Many other Jews were clearly disappointed with Jesus. They expected Him to be their Messiah coming to conquer and to set them free from their enemies. Of course He did those things—but the enemy He conquered was death, not Rome, and the freedom he gave was the freedom from sin and guilt and the Law, not political freedom from a repressive government.

Abraham’s descendents, enslaved by Pharaoh, were also disappointed with God though Moses led them out of Egypt. They wanted to escape, no doubt . . . until they were in the desert, with the Red Sea in front of them and Pharaoh’s army behind them. Or until they had no water. Or until they saw giants in the promised land. Clearly, God wasn’t doing things the way they expected, and they decided a return to Egypt was in order. Some wanted to pick a new leader and some wanted to pick a new god.

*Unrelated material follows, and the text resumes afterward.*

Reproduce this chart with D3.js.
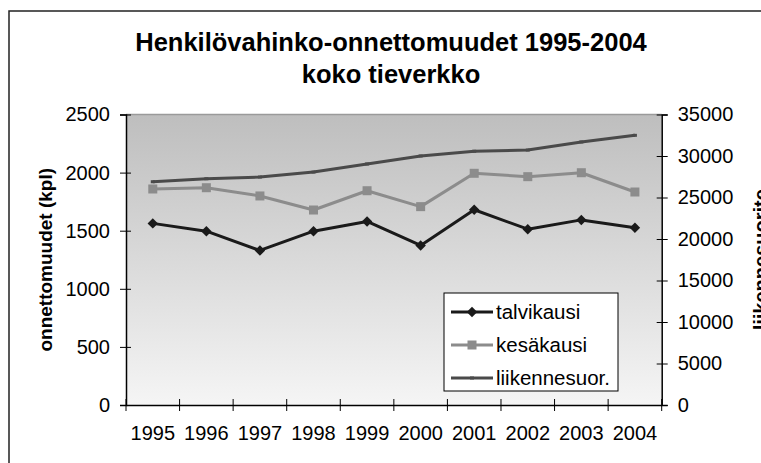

On the opposite end of the spectrum stand Joseph and Gideon and Samuel and David and Daniel and Jeremiah and Paul and Stephen and John and Martha and the widow with her last mite, and many, many others. They were at the end of their options and didn’t see God. They were in prison or oppressed by a foreign power, exiled, running for their lives, impoverished, alone, facing death, and they couldn’t have looked at their circumstances and thought, Yep, just as I planned it.

But their unmet expectations were not, in their eyes, more than a light, momentary affliction. They were not disappointed with God. He hadn’t failed them or forsaken them. Rather, He was the One passing through the waters with them, holding their hand through the valley of the shadow of death, gathering them in His arm and carrying them in His bosom when they had wandered on their own.

The point is clear. I can have my expectations foiled, even shattered, and still accept the fact that God’s way, different from what I’d anticipated, is good and right. I can seize the opportunity to praise Him, or I can shake my fist at Him, mouthing silly phrases such as, “He’s big enough to handle my anger.”

I’ve been disturbed for a number of years with the “it’s OK to be angry at or disappointed with God” attitude in the Church. Now I’m beginning to wonder if this unwillingness to bow to His sovereignty might not be behind some of the false teaching that seems so prevalent in our day.

It’s in the presumption that God is supposed to make me rich, that God is not supposed to be wrathful, that God is supposed to keep me healthy, that God is not supposed to mean it when He says, All have sinned and come short of the glory of God.

In the end, such attempts to shape God into the image we want for Him are not so different from the Israelites fashioning a golden calf and calling it Yahweh. That generation of people who shook their fists in the face of God, wandered in the wilderness for forty years, then died.

Talk about disappointment.

Except, God never let them down. Not once. He gave them food miraculously, every day; kept their clothes and shoes from wearing out; protected them and led them with His presence, manifested as a pillar of fire by night and a cloud by day. And yet things weren’t as they’d hoped. Their disappointment had nothing to do with God and everything to do with what they thought how God was supposed to be and what God was supposed to do.

Instead of seeing God as a great provider who would surprise them with the unexpected and care for them in ways they hadn’t imagined, they groused and complained and ultimately said they’d had enough.

Disappointment with God led them to death.

In contrast, disappointment that yields to God’s plan instead of our own, results in things like Paul and Silas singing praises in jail after they’d been beaten, which in turn provided an opportunity for them to preach Christ to their jailer and see unbelieving people converted.